Powertrains: From Turbo-Hybrids to Daily Efficiency
Modern Formula 1 engines are small, just 1.6 liters, yet they push cars beyond 330 kilometers per hour. The secret lies in turbo-hybrid power units that squeeze energy from almost every puff of exhaust gas. Tiny but tough turbines spin at 125,000 rpm, while electric motors harvest heat and braking force, then feed it back into acceleration. Road vehicles now borrow the same multi-source thinking. Compact turbo engines in today’s hatchbacks deliver the punch once reserved for big V6 units, but sip fuel like economy models from the past. Mild hybrids add an electric nudge when pulling away from traffic lights, cutting both noise and emissions. Start-stop systems, another race-derived idea, shut the engine off at a red light and restart it instantly when needed. Even the way control units talk to each other—through high-speed networks and carefully calibrated software—comes straight from the paddock. Plug-in hybrids, which let commuters travel short errands on pure electricity, mirror the race strategy of saving fuel for critical bursts of speed. As fuel rules tighten worldwide, these lessons keep daily motoring quick, clean, and surprisingly fun.

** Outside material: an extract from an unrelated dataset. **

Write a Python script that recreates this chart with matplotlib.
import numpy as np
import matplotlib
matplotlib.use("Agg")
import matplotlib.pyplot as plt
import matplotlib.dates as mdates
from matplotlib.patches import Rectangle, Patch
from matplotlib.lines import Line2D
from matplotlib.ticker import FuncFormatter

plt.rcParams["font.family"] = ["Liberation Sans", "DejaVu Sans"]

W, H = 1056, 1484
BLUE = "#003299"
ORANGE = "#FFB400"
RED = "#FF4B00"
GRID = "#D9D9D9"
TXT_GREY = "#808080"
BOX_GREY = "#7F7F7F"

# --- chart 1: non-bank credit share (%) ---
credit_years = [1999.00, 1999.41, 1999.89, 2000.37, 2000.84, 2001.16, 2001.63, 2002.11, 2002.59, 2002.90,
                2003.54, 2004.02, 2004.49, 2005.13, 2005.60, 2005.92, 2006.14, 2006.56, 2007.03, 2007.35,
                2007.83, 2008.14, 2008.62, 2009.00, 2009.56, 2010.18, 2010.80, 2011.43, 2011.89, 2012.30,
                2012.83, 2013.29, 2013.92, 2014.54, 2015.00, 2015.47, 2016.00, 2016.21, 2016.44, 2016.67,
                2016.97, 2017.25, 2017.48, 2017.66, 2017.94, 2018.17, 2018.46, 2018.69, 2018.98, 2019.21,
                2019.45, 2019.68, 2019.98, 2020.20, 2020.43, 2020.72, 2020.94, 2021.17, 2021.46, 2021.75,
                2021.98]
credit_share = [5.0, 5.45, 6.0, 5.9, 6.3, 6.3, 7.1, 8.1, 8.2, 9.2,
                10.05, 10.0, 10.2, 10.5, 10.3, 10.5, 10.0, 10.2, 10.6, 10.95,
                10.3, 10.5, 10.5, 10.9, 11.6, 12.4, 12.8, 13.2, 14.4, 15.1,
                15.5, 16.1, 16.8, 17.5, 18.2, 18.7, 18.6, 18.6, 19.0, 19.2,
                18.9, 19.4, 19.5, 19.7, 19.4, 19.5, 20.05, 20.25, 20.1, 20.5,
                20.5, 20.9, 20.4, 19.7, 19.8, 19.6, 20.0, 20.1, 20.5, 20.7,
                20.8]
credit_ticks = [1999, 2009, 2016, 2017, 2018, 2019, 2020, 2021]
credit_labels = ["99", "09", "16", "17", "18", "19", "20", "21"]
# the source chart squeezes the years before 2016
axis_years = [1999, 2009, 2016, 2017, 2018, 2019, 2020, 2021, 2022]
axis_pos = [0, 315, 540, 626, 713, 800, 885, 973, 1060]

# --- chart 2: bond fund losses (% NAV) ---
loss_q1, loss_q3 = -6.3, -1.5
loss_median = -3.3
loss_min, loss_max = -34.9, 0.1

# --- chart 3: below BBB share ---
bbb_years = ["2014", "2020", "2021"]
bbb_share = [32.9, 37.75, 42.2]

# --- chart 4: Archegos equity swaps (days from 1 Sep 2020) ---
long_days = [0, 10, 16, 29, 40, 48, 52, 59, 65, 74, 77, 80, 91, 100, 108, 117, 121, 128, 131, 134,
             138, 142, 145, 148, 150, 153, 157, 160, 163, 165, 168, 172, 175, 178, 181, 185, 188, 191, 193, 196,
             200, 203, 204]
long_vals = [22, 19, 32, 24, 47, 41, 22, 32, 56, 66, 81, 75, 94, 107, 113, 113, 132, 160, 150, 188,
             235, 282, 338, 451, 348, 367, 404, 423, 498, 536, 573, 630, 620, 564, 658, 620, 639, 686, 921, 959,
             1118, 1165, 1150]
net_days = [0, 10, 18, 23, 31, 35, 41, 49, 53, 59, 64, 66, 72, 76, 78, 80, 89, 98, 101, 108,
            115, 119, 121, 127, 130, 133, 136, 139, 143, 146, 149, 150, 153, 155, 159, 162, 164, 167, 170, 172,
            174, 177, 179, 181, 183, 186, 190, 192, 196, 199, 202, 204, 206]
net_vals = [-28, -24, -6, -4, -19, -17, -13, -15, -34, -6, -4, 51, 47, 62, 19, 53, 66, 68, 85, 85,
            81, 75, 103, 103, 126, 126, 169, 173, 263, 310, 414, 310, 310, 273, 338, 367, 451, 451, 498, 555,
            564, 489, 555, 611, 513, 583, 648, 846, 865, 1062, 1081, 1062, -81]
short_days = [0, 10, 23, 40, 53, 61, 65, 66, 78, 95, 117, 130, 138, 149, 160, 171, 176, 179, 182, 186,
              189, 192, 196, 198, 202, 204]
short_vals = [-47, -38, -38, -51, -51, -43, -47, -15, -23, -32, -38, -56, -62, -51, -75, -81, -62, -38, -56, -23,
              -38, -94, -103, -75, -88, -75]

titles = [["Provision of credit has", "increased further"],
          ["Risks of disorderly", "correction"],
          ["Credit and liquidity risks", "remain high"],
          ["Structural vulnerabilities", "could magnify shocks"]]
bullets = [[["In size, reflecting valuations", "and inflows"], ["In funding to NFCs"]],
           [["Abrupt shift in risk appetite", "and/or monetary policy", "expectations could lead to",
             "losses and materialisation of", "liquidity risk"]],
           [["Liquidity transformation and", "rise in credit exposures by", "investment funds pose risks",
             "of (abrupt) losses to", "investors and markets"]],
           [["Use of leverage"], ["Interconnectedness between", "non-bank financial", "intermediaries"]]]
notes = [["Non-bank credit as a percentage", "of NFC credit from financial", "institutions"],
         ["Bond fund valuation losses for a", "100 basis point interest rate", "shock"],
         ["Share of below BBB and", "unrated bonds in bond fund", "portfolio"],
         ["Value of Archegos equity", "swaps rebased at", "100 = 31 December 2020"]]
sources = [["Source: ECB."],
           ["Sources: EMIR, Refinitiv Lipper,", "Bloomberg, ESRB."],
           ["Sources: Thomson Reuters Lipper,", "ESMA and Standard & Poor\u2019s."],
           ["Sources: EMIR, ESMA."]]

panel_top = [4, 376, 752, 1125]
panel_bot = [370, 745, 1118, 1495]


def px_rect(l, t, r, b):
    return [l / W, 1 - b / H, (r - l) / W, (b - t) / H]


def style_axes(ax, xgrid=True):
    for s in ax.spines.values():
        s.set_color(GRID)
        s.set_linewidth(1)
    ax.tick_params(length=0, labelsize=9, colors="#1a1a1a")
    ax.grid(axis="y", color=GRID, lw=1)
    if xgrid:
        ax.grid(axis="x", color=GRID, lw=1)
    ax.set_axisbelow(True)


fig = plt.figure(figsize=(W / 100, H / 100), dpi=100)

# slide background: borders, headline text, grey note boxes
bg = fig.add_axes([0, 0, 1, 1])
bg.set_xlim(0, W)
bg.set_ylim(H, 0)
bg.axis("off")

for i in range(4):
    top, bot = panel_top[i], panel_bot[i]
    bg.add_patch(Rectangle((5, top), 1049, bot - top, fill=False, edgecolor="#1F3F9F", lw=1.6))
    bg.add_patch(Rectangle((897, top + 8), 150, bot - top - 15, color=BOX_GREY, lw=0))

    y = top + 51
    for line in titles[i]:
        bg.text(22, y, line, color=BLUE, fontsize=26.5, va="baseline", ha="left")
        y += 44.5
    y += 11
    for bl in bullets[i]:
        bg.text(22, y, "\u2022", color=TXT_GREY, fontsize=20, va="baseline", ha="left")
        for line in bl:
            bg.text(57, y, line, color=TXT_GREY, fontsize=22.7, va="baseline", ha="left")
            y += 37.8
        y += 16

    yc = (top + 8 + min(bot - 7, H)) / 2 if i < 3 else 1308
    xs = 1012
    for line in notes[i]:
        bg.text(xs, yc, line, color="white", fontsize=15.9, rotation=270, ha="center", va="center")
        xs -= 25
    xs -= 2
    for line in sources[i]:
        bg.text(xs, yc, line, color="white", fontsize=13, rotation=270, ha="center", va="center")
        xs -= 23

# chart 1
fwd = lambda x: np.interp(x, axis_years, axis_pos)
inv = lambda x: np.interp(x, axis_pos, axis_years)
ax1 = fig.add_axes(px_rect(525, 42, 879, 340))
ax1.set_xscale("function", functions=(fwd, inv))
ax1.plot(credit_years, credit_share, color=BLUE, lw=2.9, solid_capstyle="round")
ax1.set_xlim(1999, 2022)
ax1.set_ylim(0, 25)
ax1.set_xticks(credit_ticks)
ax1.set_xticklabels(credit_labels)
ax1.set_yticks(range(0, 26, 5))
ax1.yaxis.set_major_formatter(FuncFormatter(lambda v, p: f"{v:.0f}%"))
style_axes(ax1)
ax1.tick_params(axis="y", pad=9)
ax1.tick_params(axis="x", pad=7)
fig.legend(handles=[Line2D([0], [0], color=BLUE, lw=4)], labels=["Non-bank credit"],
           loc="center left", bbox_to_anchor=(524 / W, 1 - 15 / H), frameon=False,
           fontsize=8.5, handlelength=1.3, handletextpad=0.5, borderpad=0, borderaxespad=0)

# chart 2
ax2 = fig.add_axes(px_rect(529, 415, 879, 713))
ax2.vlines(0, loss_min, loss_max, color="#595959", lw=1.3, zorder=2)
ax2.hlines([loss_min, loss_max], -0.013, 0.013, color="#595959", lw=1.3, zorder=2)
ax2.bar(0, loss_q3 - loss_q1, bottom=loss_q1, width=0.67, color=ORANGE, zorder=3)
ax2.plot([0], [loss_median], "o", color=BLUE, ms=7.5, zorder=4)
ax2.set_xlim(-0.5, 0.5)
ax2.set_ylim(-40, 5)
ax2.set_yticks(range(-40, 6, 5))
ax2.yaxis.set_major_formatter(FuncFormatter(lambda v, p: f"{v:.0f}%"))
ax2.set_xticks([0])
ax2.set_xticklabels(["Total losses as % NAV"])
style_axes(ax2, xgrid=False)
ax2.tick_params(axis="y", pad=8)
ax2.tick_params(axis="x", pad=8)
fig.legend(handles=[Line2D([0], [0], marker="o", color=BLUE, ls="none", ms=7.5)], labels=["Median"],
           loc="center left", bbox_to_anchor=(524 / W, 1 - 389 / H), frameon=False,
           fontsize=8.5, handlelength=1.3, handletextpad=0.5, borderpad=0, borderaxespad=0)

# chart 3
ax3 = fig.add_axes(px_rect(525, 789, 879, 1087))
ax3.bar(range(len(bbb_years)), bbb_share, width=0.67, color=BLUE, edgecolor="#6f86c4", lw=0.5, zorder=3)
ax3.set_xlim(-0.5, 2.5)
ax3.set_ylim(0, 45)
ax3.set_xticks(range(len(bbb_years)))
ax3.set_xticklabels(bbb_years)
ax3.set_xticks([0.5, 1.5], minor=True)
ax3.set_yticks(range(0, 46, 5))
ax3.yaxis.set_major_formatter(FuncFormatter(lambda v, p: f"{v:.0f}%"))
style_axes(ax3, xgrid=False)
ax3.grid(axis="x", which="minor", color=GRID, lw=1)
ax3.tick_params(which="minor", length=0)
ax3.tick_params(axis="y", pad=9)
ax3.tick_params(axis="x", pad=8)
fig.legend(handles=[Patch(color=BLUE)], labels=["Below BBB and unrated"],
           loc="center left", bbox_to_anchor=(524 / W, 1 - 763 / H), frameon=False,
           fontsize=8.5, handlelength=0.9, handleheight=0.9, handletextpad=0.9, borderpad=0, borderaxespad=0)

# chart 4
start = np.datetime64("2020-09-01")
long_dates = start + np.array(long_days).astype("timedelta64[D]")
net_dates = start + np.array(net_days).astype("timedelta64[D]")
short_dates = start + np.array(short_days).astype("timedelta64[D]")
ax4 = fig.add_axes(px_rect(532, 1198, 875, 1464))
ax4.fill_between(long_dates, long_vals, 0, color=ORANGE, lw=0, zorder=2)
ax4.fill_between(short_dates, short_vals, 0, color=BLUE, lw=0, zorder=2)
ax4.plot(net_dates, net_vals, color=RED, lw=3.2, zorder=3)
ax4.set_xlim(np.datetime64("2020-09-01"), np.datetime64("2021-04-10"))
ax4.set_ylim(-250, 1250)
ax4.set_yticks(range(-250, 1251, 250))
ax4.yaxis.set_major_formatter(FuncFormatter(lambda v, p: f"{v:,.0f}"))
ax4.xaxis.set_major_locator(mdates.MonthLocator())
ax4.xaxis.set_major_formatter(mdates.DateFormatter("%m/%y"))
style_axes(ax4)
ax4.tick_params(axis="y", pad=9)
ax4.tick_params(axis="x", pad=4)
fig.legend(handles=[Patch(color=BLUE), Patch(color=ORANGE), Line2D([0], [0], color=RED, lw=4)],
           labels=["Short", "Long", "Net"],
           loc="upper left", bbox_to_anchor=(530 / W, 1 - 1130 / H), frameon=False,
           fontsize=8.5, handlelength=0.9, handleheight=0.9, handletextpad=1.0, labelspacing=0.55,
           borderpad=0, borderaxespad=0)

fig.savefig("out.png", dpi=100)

Data and Sensors Shaping Smart Driving
On race day, a Formula 1 team monitors more than a thousand data channels coming off a single car. Temperature probes, accelerometers, and pressure sensors stream figures to engineers who make split-second choices. That habit of listening to the machine has drifted from pit walls to suburbs. Ordinary cars now carry radar units, cameras, and ultrasonic detectors that scan the road and build a digital safety bubble around the vehicle. Adaptive cruise control keeps a steady gap on the highway, lane-keeping assistants nudge the steering wheel, and parking sensors quiet the dreaded reverse-gear guesswork. All of these helpers rely on the same principles refined by F1 telemetry: collect data fast, process it faster, and respond before trouble grows. Over-the-air software updates, another spin-off, let manufacturers fix bugs and add features without seeing the car in a workshop. Cloud servers can even compare one vehicle’s behavior with millions of others, spotting faults early and scheduling service before a driver is stranded. By turning automobiles into rolling computers, racing has paved the way for the connected, semi-autonomous experiences found in many driveways today.

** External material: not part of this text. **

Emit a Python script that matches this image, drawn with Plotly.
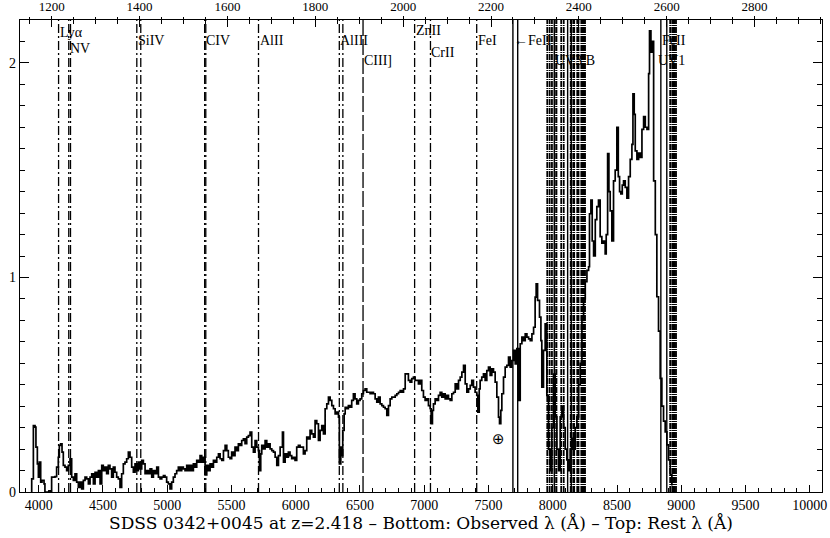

Safety First: Protecting Drivers Everywhere
Speed records grab headlines, but safety remains the most valuable export from the paddock. When Ayrton Senna’s tragic crash shocked the sport in 1994, designers doubled down on protecting the pilot. The resulting survival cell, energy-absorbing crash structures, and the modern halo device have saved multiple lives at 300 km/h. Versions of these solutions now guard regular motorists. Crumple zones are carefully shaped to fold like F1 nose cones, soaking up kinetic energy before it reaches the passenger compartment. Side-impact beams echo the carbon side panels that shield grand-prix racers from flying debris. Even seatbelts gained upgrades once six-point harnesses showed how to spread forces across the body. Today, active systems join the cause. Electronic stability control uses rapid wheel-speed checks—born from traction-control software banned in F1—to stop a skid before the driver feels it. Airbags deploy quicker thanks to sensors perfected for race telemetry. Taken together, these lessons prove that every season spent chasing trophies also builds invisible guardians for families on the road.